Shrage raises a few points that would solve the issue of “forced fatherhood” altogether:

“Do our policies now aim to punish and shame men for their sexual promiscuity?… Rather than punish men (or women) for their apparent reproductive irresponsibility by coercing legal paternity (or maternity), the government has other options, such as mandatory sex education, family planning counseling, or community service.”

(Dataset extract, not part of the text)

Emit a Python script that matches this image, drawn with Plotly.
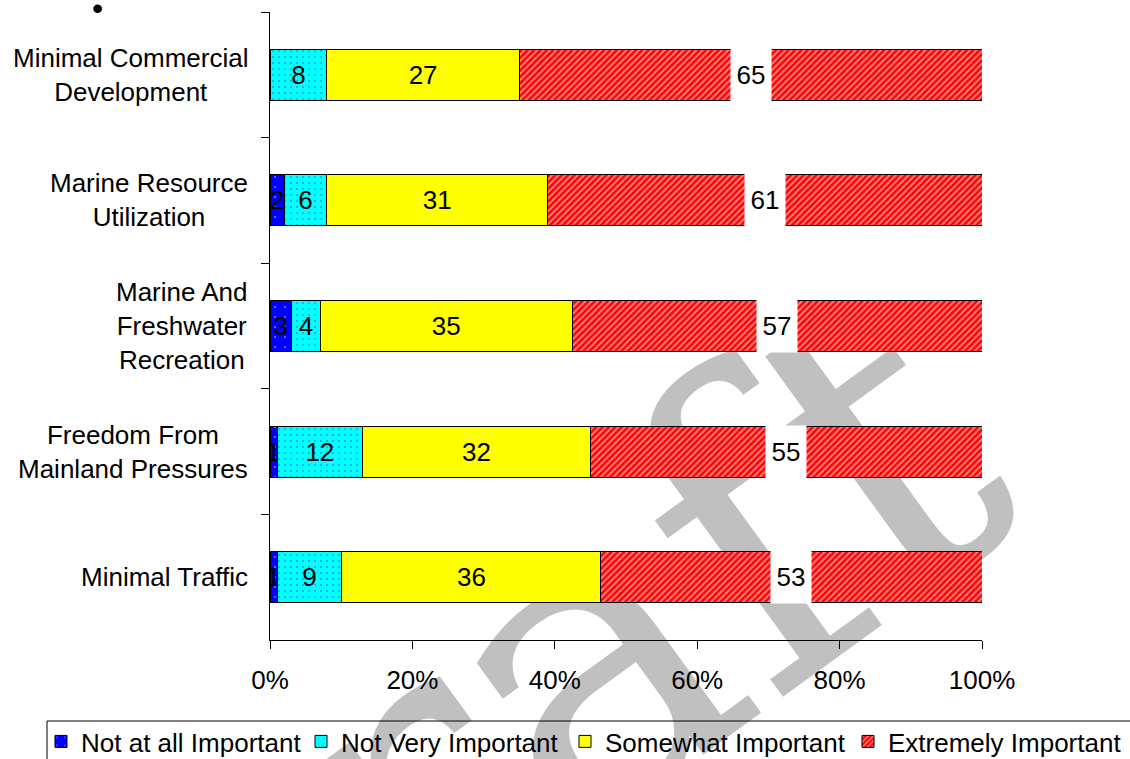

While it’s true that the alarming lack of sexual education results in a policy of forced parenthood as punishment, “(or women) and (or maternity)” is an insulting way to suggest that women aren’t coerced or punished by unwanted children as much as men are. Shrage also mentions that forcing dads to pay child support makes them violent towards their child or the child’s mom. Letting them off the hook from a comparatively smaller responsibility will make all those angry dads so much more at ease, right? They’ve got it so tough.

Boo fucking hoo. At the end of the day, the only thing the government, and society, requires fathers to do is pay money, which is a hell of a lot easier than raising a child alone, as most mothers who have children out of wedlock are forced to do. Yeah, it’s unfair for them, but it’s not nearly as unfair as forced motherhood.